My work deals with fleeting emotions of everyday by physicalising them into text and distorted images.
Our daily lives are filled with a series of events and transient emotions. Some make us boil and tear up irrationally. Although they seem perpetual at the moment, they also are almost absurdly easy to fade away. The frustration facing ever-changing moments baffles us and contributes to our anxious mind. We delve for consolation, a certain comfort to ease the distress. The endless hope of capturing the ungraspable and the act of searching for comfort feeds into my working process; capturing, distorting and reconstructing everyday text materials. I write/type/draw them down in an effort to make that evanescent moments concrete and clear.
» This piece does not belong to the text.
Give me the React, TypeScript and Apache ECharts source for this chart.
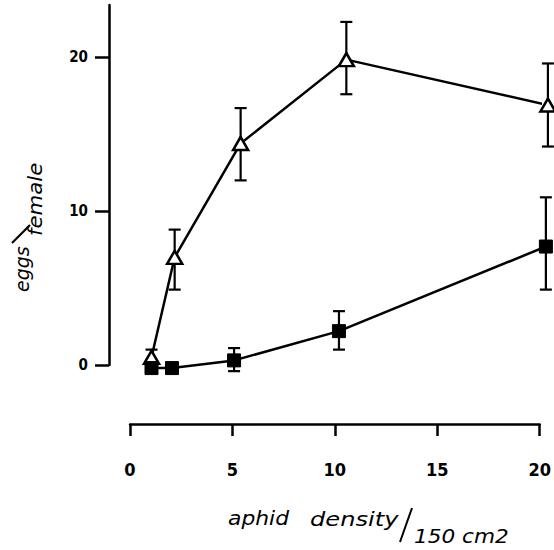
import React, { useEffect, useRef } from "react";
import * as echarts from "echarts";

// aphid density (per 150 cm2) and eggs per female
const densityTri = [1.05, 2.18, 5.4, 10.56, 20.4];
const eggsTri = [0.5, 7.0, 14.4, 19.85, 16.9];
const triLow = [0.2, 4.9, 12.0, 17.6, 14.2];
const triHigh = [1.0, 8.8, 16.7, 22.3, 19.6];

const densitySq = [1.05, 2.05, 5.08, 10.2, 20.3];
const eggsSq = [-0.2, -0.2, 0.3, 2.2, 7.7];
const sqLow = [null, null, -0.4, 1.0, 4.9];
const sqHigh = [null, null, 1.1, 3.5, 10.9];

const xTicks = [0, 5, 10, 15, 20];
const yTicks = [0, 10, 20];

const errData = (xs: number[], lo: (number | null)[], hi: (number | null)[]) =>
  xs
    .map((x, i) => (lo[i] == null ? null : [x, lo[i], hi[i]]))
    .filter((d) => d != null);

const renderErr = (params: any, api: any) => {
  const x = api.value(0);
  const top = api.coord([x, api.value(2)]);
  const bot = api.coord([x, api.value(1)]);
  const hw = 6;
  const style = { stroke: "#000", lineWidth: 2.2 };
  return {
    type: "group",
    children: [
      { type: "line", shape: { x1: top[0], y1: top[1], x2: bot[0], y2: bot[1] }, style },
      { type: "line", shape: { x1: top[0] - hw, y1: top[1], x2: top[0] + hw, y2: top[1] }, style },
      { type: "line", shape: { x1: bot[0] - hw, y1: bot[1], x2: bot[0] + hw, y2: bot[1] }, style },
    ],
  };
};

export default function App() {
  const ref = useRef<HTMLDivElement>(null);
  useEffect(() => {
    if (!ref.current) return;
    const chart = echarts.init(ref.current, undefined, { renderer: "svg" });
    const titleFont = "DejaVu Sans";
    chart.setOption({
      animation: false,
      backgroundColor: "#fff",
      grid: { left: 130, right: 11, top: 5, bottom: 185 },
      xAxis: {
        type: "value",
        min: 0,
        max: 20,
        interval: 5,
        offset: 59,
        axisLine: { show: true, onZero: false, lineStyle: { color: "#000", width: 2.5 } },
        axisTick: { show: true, length: 12, inside: false, lineStyle: { color: "#000", width: 2.5 } },
        axisLabel: {
          customValues: xTicks,
          margin: 36,
          color: "#000",
          fontFamily: "DejaVu Sans Condensed, sans-serif",
          fontWeight: "bold",
          fontSize: 18,
          showMinLabel: true,
          showMaxLabel: true,
        },
        splitLine: { show: false },
      },
      yAxis: {
        type: "value",
        min: 0,
        max: 23.4,
        offset: 21,
        axisLine: { show: true, onZero: false, lineStyle: { color: "#000", width: 2.5 } },
        axisTick: { show: true, length: 14, customValues: yTicks, lineStyle: { color: "#000", width: 2.5 } },
        axisLabel: {
          customValues: yTicks,
          margin: 21,
          color: "#000",
          fontFamily: "DejaVu Sans Condensed, sans-serif",
          fontWeight: "bold",
          fontSize: 15,
        },
        splitLine: { show: false },
      },
      series: [
        {
          type: "line",
          data: densityTri.map((x, i) => [x, eggsTri[i]]),
          symbol: "triangle",
          symbolSize: [15, 13],
          clip: false,
          z: 3,
          lineStyle: { color: "#000", width: 2.5 },
          itemStyle: { color: "#fff", borderColor: "#000", borderWidth: 2.5 },
        },
        {
          type: "line",
          data: densitySq.map((x, i) => [x, eggsSq[i]]),
          symbol: "rect",
          symbolSize: 13,
          clip: false,
          z: 3,
          lineStyle: { color: "#000", width: 2.5 },
          itemStyle: { color: "#000", borderColor: "#000", borderWidth: 1 },
        },
        {
          type: "custom",
          data: errData(densityTri, triLow, triHigh),
          renderItem: renderErr,
          clip: false,
          z: 2,
        },
        {
          type: "custom",
          data: errData(densitySq, sqLow, sqHigh),
          renderItem: renderErr,
          clip: false,
          z: 2,
        },
      ],
      graphic: [
        {
          type: "text",
          x: 228,
          y: 519,
          scaleX: 1.15,
          style: {
            text: "aphid",
            font: `italic 19px ${titleFont}`,
            fill: "#000",
            align: "left",
            verticalAlign: "middle",
          },
        },
        {
          type: "text",
          x: 310,
          y: 519,
          scaleX: 1.27,
          style: {
            text: "density",
            font: `italic 19px ${titleFont}`,
            fill: "#000",
            align: "left",
            verticalAlign: "middle",
          },
        },
        {
          type: "line",
          shape: { x1: 412, y1: 508, x2: 400, y2: 542 },
          style: { stroke: "#000", lineWidth: 2 },
        },
        {
          type: "text",
          x: 414,
          y: 536,
          scaleX: 1.08,
          style: {
            text: "150 cm2",
            font: `italic 20px ${titleFont}`,
            fill: "#000",
            align: "left",
            verticalAlign: "middle",
          },
        },
        {
          type: "text",
          x: 22,
          y: 292,
          rotation: Math.PI / 2,
          style: {
            text: "eggs",
            font: `italic 19px ${titleFont}`,
            fill: "#000",
            align: "left",
            verticalAlign: "middle",
          },
        },
        {
          type: "line",
          shape: { x1: 12, y1: 243, x2: 30, y2: 225 },
          style: { stroke: "#000", lineWidth: 2.2 },
        },
        {
          type: "text",
          x: 35,
          y: 236,
          rotation: Math.PI / 2,
          scaleX: 1.12,
          style: {
            text: "female",
            font: `italic 19px ${titleFont}`,
            fill: "#000",
            align: "left",
            verticalAlign: "middle",
          },
        },
      ],
    });
    return () => chart.dispose();
  }, []);
  return (
    <div
      ref={ref}
      style={{ position: "fixed", left: 0, top: 0, width: 554, height: 550, background: "#fff" }}
    />
  );
}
Involving rather repetitive and laborious processes, I consider my work as a meditation seeking solace. It is a similar endeavour of reciting mantra, drawing mandala or transcribing the Bible over and over again.
It was only logical for me to use the language as a primary element since text preserves evanescent vocals and holds down abstract moments on the surface of papers. In addition, coming from the background of graphic design and as a devoted reader of poetries, I’ve always been fascinated by text both for their meanings and forms. With the strong influence of experimental writing such as concrete poetry, cut-up technique and conceptual art, my interaction with text is based on nonlinearity developing into the physical and spatial deployment of text.
The practice of reconstructing text with everyday epiphany is not only chasing the ghostly dream of everlasting moments but also trying to let them go eventually. This ritualic process of seeking Zen creates narrative space with physicalised text – the temporary exhibition space highlighting frustrating and destructive however beautifully ritualic Sisyphean dilemma.